On Friday, I made a decision. As I drove home from work, I passed – on impulse – the junction I usually take on the motorway. Instead, I drove a few more miles so I could take a solo trip to the supermarket. Whilst there, I bought a few bits for supper, a huge mixture of bubble solution for my toddler, plus a brilliant red nail varnish and a bottle of Prosecco for myself. And I didn’t allow myself to feel a hint of guilt.
On Friday night, after putting my two year old to bed, I poured myself a glass of bubbles and settled down to paint my toenails and my fingernails. I didn’t even switch my computer on – the emails could wait.
I used to read around two to three books a month, often before going to bed. Now, I never read. I’m too tired or too busy to pick up a book, unless I have a few days off. Reading was such a huge part of who I was, that I’m embarrassed to say it’s a pleasure I rarely indulge in any more. I never treat myself. I rarely buy clothes for myself. In the supermarket, I browse the aisles, looking for the things I know my husband and daughter love. I come home and unpack them, excited to see their reactions. And then I wonder why it’s always me who gets the treats, me bothering to make things nice, me being the thoughtful one.

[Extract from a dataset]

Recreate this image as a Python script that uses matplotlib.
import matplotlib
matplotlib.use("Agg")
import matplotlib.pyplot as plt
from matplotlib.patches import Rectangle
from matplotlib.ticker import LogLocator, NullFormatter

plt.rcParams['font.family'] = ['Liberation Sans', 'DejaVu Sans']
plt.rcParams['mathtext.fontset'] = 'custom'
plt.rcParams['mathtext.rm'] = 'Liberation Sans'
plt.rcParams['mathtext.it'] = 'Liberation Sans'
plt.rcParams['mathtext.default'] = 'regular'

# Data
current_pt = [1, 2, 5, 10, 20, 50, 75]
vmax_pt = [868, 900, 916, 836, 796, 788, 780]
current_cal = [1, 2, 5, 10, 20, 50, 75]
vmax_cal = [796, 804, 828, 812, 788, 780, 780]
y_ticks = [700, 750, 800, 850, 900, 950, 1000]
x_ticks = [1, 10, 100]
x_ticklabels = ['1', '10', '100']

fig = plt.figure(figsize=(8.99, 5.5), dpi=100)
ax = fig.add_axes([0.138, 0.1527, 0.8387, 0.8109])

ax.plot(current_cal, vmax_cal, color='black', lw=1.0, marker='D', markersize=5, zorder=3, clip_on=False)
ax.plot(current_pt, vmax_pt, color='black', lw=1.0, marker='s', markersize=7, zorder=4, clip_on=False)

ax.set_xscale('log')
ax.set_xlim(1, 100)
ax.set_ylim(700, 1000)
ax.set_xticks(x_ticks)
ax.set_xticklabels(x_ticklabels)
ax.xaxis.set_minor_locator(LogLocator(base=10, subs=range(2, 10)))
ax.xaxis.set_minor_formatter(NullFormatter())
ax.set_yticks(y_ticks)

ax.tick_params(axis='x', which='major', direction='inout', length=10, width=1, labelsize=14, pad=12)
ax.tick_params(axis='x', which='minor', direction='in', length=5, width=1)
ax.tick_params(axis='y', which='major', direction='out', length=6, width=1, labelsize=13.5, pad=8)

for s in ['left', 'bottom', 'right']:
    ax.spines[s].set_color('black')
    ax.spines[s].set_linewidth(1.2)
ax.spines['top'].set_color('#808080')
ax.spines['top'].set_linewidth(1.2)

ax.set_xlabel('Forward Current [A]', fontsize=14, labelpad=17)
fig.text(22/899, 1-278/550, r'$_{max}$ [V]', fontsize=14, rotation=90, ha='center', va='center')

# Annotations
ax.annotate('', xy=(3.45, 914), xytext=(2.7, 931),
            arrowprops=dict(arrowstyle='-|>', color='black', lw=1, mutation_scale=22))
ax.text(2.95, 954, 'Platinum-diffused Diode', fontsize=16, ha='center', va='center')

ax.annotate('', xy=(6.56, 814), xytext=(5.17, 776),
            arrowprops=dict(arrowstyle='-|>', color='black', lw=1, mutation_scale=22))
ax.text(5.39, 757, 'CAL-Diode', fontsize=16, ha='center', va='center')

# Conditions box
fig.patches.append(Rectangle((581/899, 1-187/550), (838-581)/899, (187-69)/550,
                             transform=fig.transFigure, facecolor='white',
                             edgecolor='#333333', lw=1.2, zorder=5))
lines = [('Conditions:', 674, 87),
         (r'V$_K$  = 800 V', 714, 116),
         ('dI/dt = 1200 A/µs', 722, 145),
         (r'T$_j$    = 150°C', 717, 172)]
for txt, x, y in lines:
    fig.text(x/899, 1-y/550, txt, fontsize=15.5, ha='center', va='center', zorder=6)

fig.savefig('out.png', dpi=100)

The thing is, it’s absolutely my own fault. If you’re happy to give and make things nice and look after people, they will be happy too. If you don’t put yourself first EVER, why should anyone else? If you don’t sometimes just throw your hands in the air and say, “I’M doing THIS right now, because it’s something I want to do” then how will anyone know? People are not mind readers, after all.

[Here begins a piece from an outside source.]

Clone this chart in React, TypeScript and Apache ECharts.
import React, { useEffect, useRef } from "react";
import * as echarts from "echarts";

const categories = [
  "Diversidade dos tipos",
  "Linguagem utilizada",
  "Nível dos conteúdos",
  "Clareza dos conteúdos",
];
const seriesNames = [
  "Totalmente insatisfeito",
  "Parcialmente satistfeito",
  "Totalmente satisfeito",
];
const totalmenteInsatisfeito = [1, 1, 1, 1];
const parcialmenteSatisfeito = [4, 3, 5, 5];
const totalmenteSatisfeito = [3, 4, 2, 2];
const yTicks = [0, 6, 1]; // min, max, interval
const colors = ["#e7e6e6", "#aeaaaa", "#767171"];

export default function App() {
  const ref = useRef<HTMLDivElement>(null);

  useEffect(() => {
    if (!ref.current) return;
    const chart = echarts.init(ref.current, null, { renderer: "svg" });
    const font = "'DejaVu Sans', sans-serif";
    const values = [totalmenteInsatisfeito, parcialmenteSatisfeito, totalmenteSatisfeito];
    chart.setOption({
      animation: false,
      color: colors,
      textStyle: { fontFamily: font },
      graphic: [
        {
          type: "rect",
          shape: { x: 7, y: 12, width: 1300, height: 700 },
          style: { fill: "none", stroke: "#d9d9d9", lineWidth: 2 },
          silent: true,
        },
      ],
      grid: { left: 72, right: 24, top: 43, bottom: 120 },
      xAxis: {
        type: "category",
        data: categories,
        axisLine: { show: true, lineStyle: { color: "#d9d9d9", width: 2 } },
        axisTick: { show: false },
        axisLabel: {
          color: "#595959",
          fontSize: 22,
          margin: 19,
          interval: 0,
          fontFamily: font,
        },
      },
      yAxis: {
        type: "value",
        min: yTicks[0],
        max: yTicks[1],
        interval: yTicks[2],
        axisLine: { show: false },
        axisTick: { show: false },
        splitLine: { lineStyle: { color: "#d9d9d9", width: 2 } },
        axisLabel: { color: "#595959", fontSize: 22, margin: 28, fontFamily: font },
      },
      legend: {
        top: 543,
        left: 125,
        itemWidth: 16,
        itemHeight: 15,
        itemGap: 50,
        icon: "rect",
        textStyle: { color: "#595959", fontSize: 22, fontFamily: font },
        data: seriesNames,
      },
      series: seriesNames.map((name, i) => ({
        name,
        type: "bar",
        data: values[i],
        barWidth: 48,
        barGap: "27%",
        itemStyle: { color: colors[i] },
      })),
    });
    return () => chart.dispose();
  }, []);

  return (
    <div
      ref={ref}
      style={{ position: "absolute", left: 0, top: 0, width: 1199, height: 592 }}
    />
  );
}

Yesterday, we went into town. I bought a pair of trainers, a pair of wellies and a pair of slippers for my growing child. And then I bought two tops, a pair of trousers and two pairs of shoes for myself. Wandering back to the car, I spied a specialist cheese shop, hidden along an alleyway next to one of those bridal boutique stores. “Wouldn’t it be nice to buy some posh cheese one time?” I mused to my husband. “Let’s get some now,” he said. “Go on, for tonight. You love cheese – when was the last time you had some nice cheese?”
So I did.
I went in to this posh cheese shop and spent a good ten minutes tasting little nuggets of cheese. I spent over a tenner on fancy cheese and crackers, excited by my haul and laughing with my husband at being “ridiculously indulgent”.
I ate some of my fancy pants cheese last night. And I wore my shoes today. And I looked at my nails while I drank a gin and tonic on a family trip to our local beer garden.
And I smiled.
Because sometimes, you know, you just have to treat yourself. And I don’t even feel guilty.